The woman at the register has the State Fisheries guy sign for his room then directs him down the road to the motel. When I ask about a motel room she says, “Well, they are $75. You might want to go have a look upstairs first.”
I reply, “No, I was interested in a motel room down the road.”
She says, “Those rooms aren’t available. Those rooms are for crew members. You can go have a look upstairs if you want a room.”

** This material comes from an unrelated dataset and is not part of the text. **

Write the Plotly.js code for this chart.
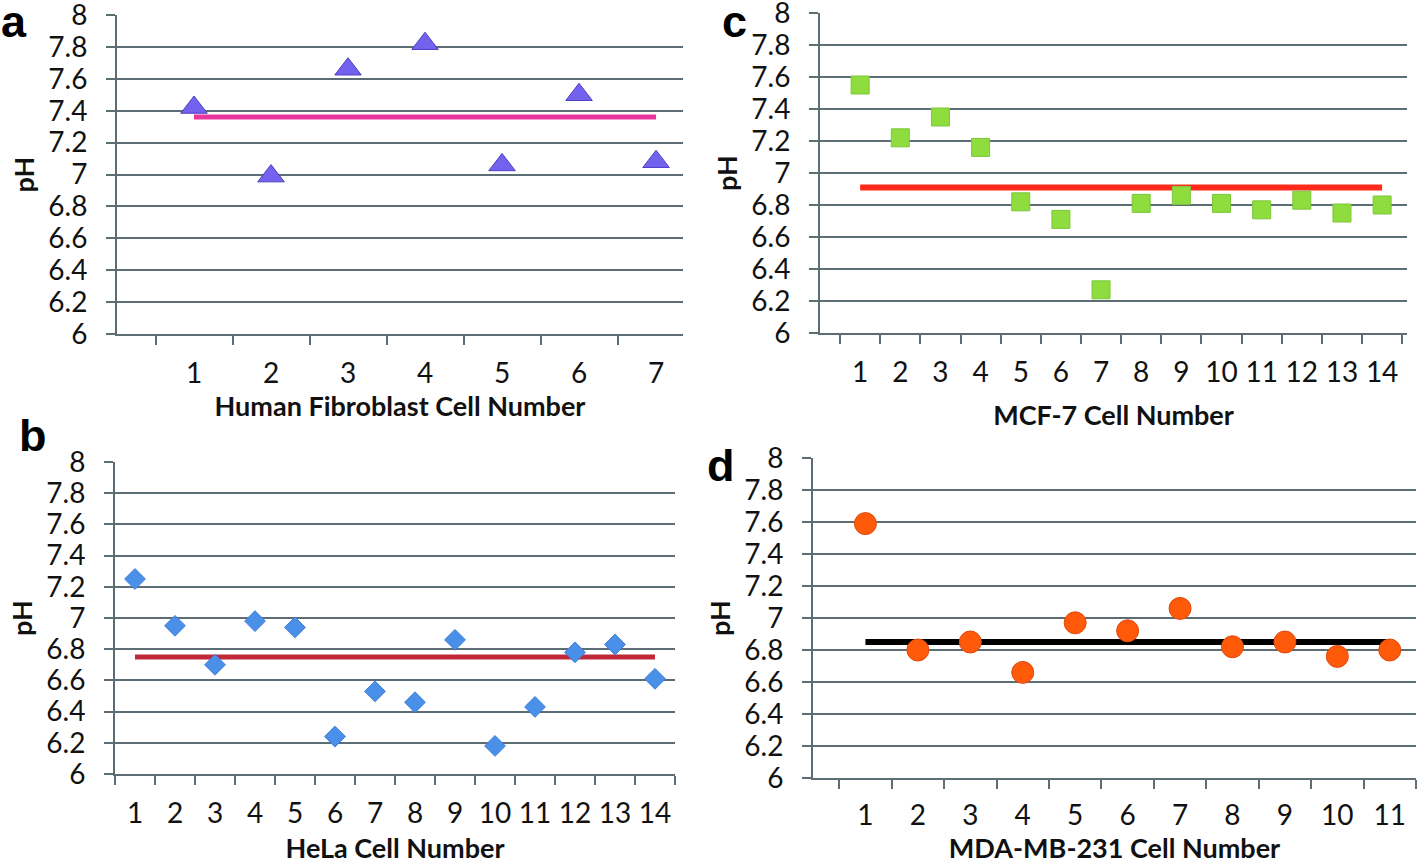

Fire roils up from my belly. She just doesn’t want to rent me a motel room – she has them available. If I’m desperate enough, she is prepared to rip me off for a tiny room up two flights of stairs with a shared bath down the hall for $75. On their website, these rooms are advertised for $35 and motel rooms are also advertised. We are off-season, and it is not a weekend. Plus, I’ve stayed in other motels that were built for Union Pacific Crew, and they rent out spare rooms to the public. Besides, the sign outside the motel down the road even advertises this. They have a total of 32 motel rooms, and I am 100 percent certain that they will not all be filled by crew and public service workers tonight.
I say, “The sign down the street says there are nightly rates available.”
She says flatly, looking at me with at totally featureless expression, “The rooms upstairs are $75 and that is what I’m offering.”
I’m pretty angry inside, but I just say, “No thanks. I wouldn’t want to give my money to people who discriminate against cyclists and have such shabby business practices.”
Then I walk out, mount the bike and ride down through the rough, dirt streets past small, sad houses back to the city park. The woman in the house across the street comes to the front screen door when she sees me sit down at a picnic table. She waves. I wave back. She may be the only friendly person out of the 324 that inhabit Medicine Bow. It makes me feel a teeny bit better about camping in the park of a creepy little town with locals who could easily visit you in the night and make you disappear.
I dig down in my bag and pull out a feast of food. As the clouds roll in and the sky grows dark, I set up the tent and reflect on what a tremendous day it has been. With the exception of the unfriendly locals in town at the end of the day, I would do this day over anytime. It will be one that I repeat in my head for many years to come.